OverallCond: Rates the overall condition of the house

       10	Very Excellent
       9	 Excellent
       8	 Very Good
       7	 Good
       6	 Above Average	
       5	 Average
       4	 Below Average	
       3	 Fair
       2	 Poor
       1	 Very Poor

YrSold: Year Sold (YYYY)

YearBuilt: Original construction date

LandSlope: Slope of property

       Gtl	Gentle slope
       Mod	Moderate Slope	
       Sev	Severe Slope

Requirements

In this lab you will use your data munging and visualization skills to conduct an exploratory analysis of the dataset.

1. Load the Dataset with Pandas

Import pandas with the standard alias pd and load the data into a dataframe with the standard name df.

2. Explore Data Distributions

Produce summary statistics, visualizations, and interpretive text describing the distributions of SalePrice, TotRmsAbvGrd, and OverallCond.
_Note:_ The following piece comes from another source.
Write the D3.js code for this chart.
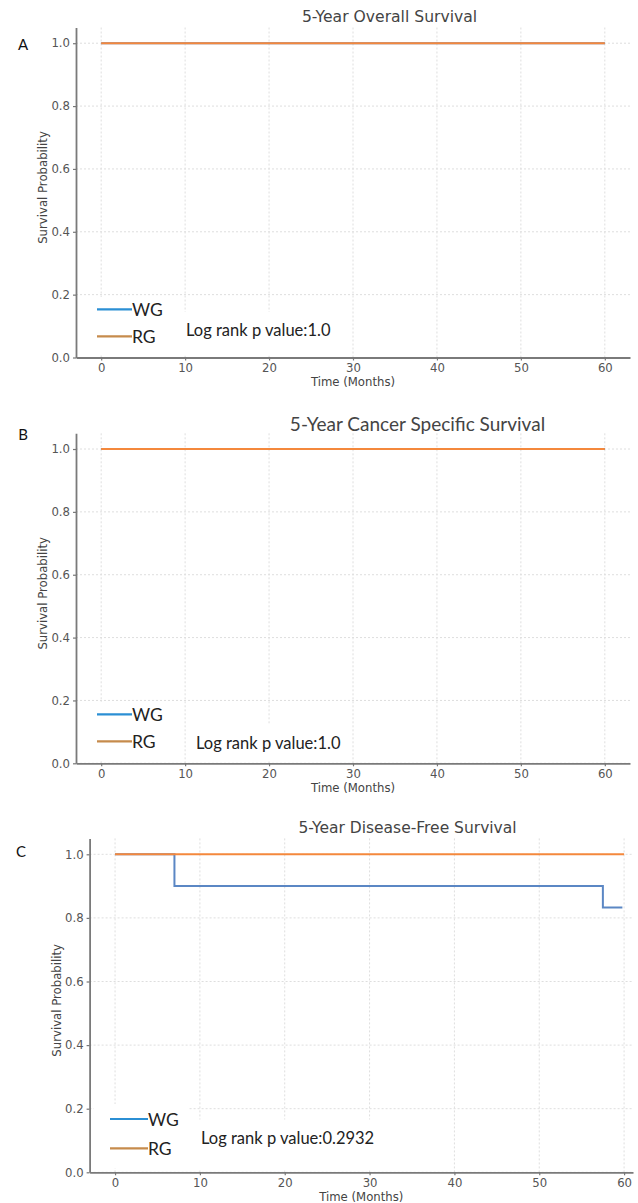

3. Explore Differences between Subsets

Separate the data into subsets based on OverallCond, then demonstrate how this split impacts the distribution of SalePrice.

4. Explore Correlations

Find the features that have the strongest positive and negative correlations with SalePrice, and produce plots representing these relationships.

5. Engineer and Explore a New Feature

Create a new feature Age, which represents the difference between the year sold and the year built, and plot the relationship between the age and sale price.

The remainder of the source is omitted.